Why it matters: AI-based plagiarism is becoming an increasingly annoying and dangerous phenomenon, especially for genuine science research publications. Many people (and researchers) are trying to develop a practical solution against this kind of troublesome pettiness, and a new approach seems to work particularly well for a specific kind of scientific papers.
ChatGPT is extremely good at faking man-made creative content, even though actual professionals are finding the chatbot to be pretty "sh*tty" and redundant as a writer. When it comes to scientific writing, however, chatbots can turn from simple nuisances or school cheating tools to actual threats against science and proper research practices.

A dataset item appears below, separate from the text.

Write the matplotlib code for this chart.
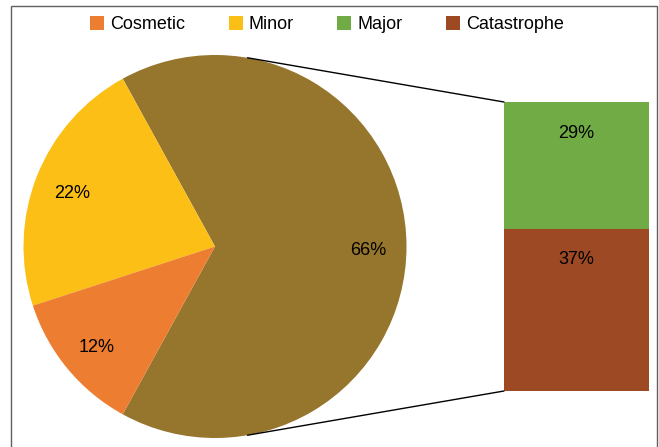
import numpy as np
import matplotlib
matplotlib.use("Agg")
import matplotlib.pyplot as plt
from matplotlib.patches import ConnectionPatch, Patch, Rectangle

plt.rcParams['font.family'] = ['Liberation Sans', 'DejaVu Sans']

# data
pie_labels = ['Other', 'Minor', 'Cosmetic']
pie_vals = [66, 22, 12]
pie_cols = ['#96752D', '#FBBF16', '#ED7D31']

bar_labels = ['Catastrophe', 'Major']   # bottom -> top
bar_vals = [37, 29]
bar_cols = ['#9D4A24', '#70AB46']

legend_labels = ['Cosmetic', 'Minor', 'Major', 'Catastrophe']
legend_cols = ['#ED7D31', '#FBBF16', '#70AB46', '#9D4A24']

W, H = 659, 447
fs = 13
fig = plt.figure(figsize=(W / 100, H / 100), dpi=100)

# frame around the chart
fig.patches.append(Rectangle((11 / W, -0.05), (657 - 11) / W, 1.05 - 6 / H,
                             transform=fig.transFigure, fill=False,
                             edgecolor='#606060', lw=1))

# pie axes (centre 215,246 radius 191.5 in px)
cx, cy, r = 215, 246.5, 191.5
ax1 = fig.add_axes([(cx - r) / W, (H - cy - r) / H, 2 * r / W, 2 * r / H])
start = -pie_vals[0] / 100 * 180
wedges, txts, pcts = ax1.pie(pie_vals, colors=pie_cols, startangle=start,
                             autopct='%1.0f%%', pctdistance=0.8,
                             wedgeprops=dict(linewidth=0),
                             textprops=dict(fontsize=fs, color='black'))
for t in pcts:
    x, y = t.get_position()
    t.set_position((x, y - 0.02))
ax1.set_xlim(-1, 1)
ax1.set_ylim(-1, 1)
ax1.set_aspect('equal')

# bar axes
bx0, bx1, by0, by1 = 504, 649, 102, 391
ax2 = fig.add_axes([bx0 / W, (H - by1) / H, (bx1 - bx0) / W, (by1 - by0) / H])
bottom = 0
for v, c in zip(bar_vals, bar_cols):
    ax2.bar(0.5, v, width=1, bottom=bottom, color=c, linewidth=0)
    ax2.text(0.5, bottom + v - 31 / (by1 - by0) * sum(bar_vals), '%d%%' % v,
             ha='center', va='center', fontsize=fs)
    bottom += v
ax2.set_xlim(0, 1)
ax2.set_ylim(0, sum(bar_vals))
ax2.axis('off')

# tangent lines from bar corners to the pie
for corner_y, sgn in [(by0, 1), (by1, -1)]:
    px = (bx0 - cx) / r
    py = (cy - corner_y) / r
    d = np.hypot(px, py)
    phi = np.arctan2(py, px) + sgn * np.arccos(1 / d)
    con = ConnectionPatch(xyA=(np.cos(phi), np.sin(phi)), coordsA=ax1.transData,
                          xyB=(0, sum(bar_vals) if sgn > 0 else 0),
                          coordsB=ax2.transData, color='black', lw=1)
    fig.add_artist(con)

handles = [Patch(facecolor=c, edgecolor='none') for c in legend_cols]
fig.legend(handles, legend_labels, loc='center', bbox_to_anchor=(327 / W, 1 - 24.5 / H),
           ncol=4, frameon=False, fontsize=fs, handlelength=0.78, handleheight=0.78,
           handletextpad=0.33, columnspacing=2.4)

fig.savefig('out.png', dpi=100)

Newly published research by scientists from the University of Kansas is proposing a potential solution for the AI-based plagiarism problem, boasting a pretty remarkable ability to distinguish actual human-made science writing from ChatGPT output "with over 99% accuracy." A result obviously achieved through AI algorithms and a specifically trained language model.
Chemistry professor Heather Desaire and colleagues are fighting AI with AI, and they are seemingly getting very good results in that respect: the researchers focused their efforts on "perspective" articles, a particular style of article published in scientific magazines to provide overviews of specific research topics.
The scientists chose 64 perspectives articles, on topics ranging from biology to physics, and then they asked ChatGPT to generate new paragraphs on the same research to put 128 "fake" articles together. The AI spat out 1,276 paragraphs, which were then used to train the language model chosen by researchers to try and classify AI-made text.
Two more datasets, one containing 30 real perspectives articles and the other with 60 papers generated by ChatGPT, were compiled to test the newly trained algorithm. And the algorithm seemingly passed the tests prepared by researchers with flying colors: the AI classifier was able to detect ChatGPT articles 100% of the time, while accuracy for detecting individual fake paragraphs dropped to 92%.
The scientists say that chatbots mangle textual contents by using a particular "writing" style, therefore, their "hand" could be identified in a pretty effective way. Human scientists tend to have a richer vocabulary, and write longer paragraphs containing more diverse words and punctuation marks. Furthermore, ChatGPT isn't exactly renowned for its precision level, and it tends to avoid providing specific figures or quoting other scientists names.
Kansas researchers defined their approach against AI plagiarism as a "proof-of-concept" study, even though it has shown to be very effective at identifying fake perspectives articles. Further (human-made) research is needed to establish if that same approach could be applied to other types of scientific papers or general AI-made textual outputs.